Sulfur storage and transport between different reservoirs such as core, mantle, crust and atmosphere of Mars are tied to igneous processes. Martian meteorites carry a record of mantle melting and subsequent differentiation history of Martian magmas. Investigation of S geochemistry of Martian meteorites can thus provide an understanding of how S is transferred from the Martian interior to the exosphere. In this study we measured bulk S concentration of 7 Martian meteorites and modeled the behavior of S during both isobaric crystallization of primary Martian magmas and isentropic partial melting of Martian mantle.

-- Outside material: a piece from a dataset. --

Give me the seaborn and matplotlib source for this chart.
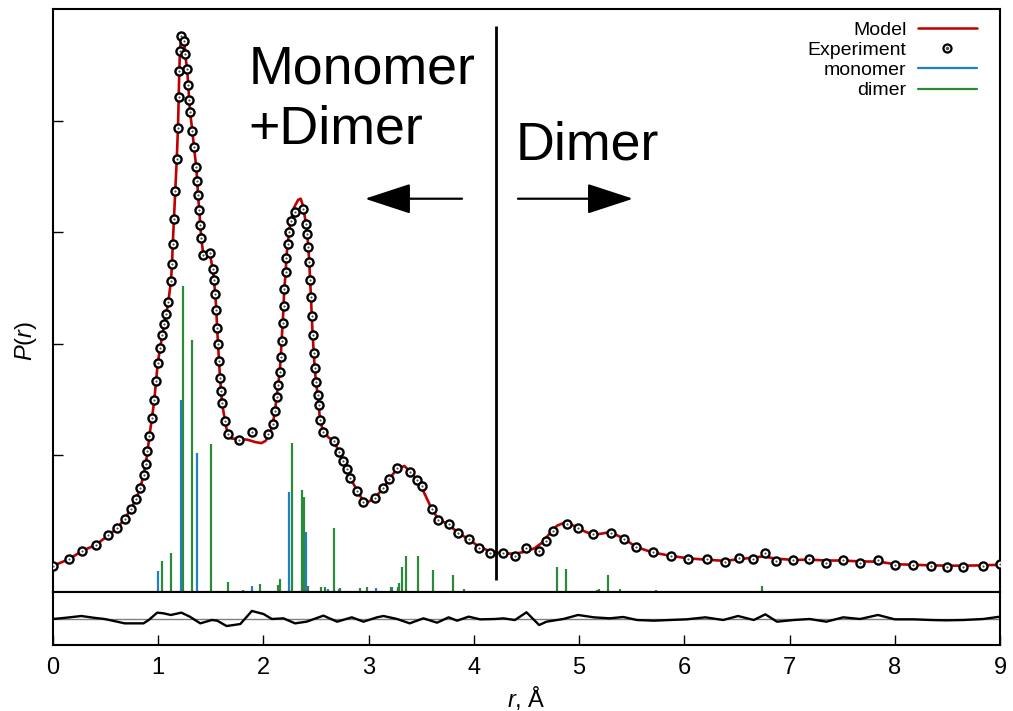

Comparisons between measured data and modeled results suggest that (1) sulfides may become exhausted at the source during decompression melting of the mantle and mantle-derived basalts may only become sulfide-saturated after cooling and crystallization at shallow depths and (2) in addition to degassing induced S loss, mixing between these differentiated sulfide-saturated basaltic melts and cumulus minerals with/without cumulate sulfides could also be responsible for the bulk sulfur contents in some Martian meteorites. In this case, a significant quantity of S could remain in Martian crust as cumulate sulfides or in trapped interstitial liquid varying from 2 to 95 percent by weight. Our modeling also suggests that generation of sulfide-undersaturated parental magmas requires that the mantle source of Martian meteorites contain <700–1000 ppm S if melting degree estimation of 2–17 wt.% based on compositions of shergottites is relevant.

Reference
Ding S, Dasgupta R, Lee CTA, Wadhwa M (2014) New bulk sulfur measurements of Martian meteorites and modeling the fate of sulfur during melting and crystallization – Implications for sulfur transfer from Martian mantle to crust–atmosphere System. Earth and Planetary Science Letters 409, 157–167
Link to Article [doi:10.1016/j.epsl.2014.10.046]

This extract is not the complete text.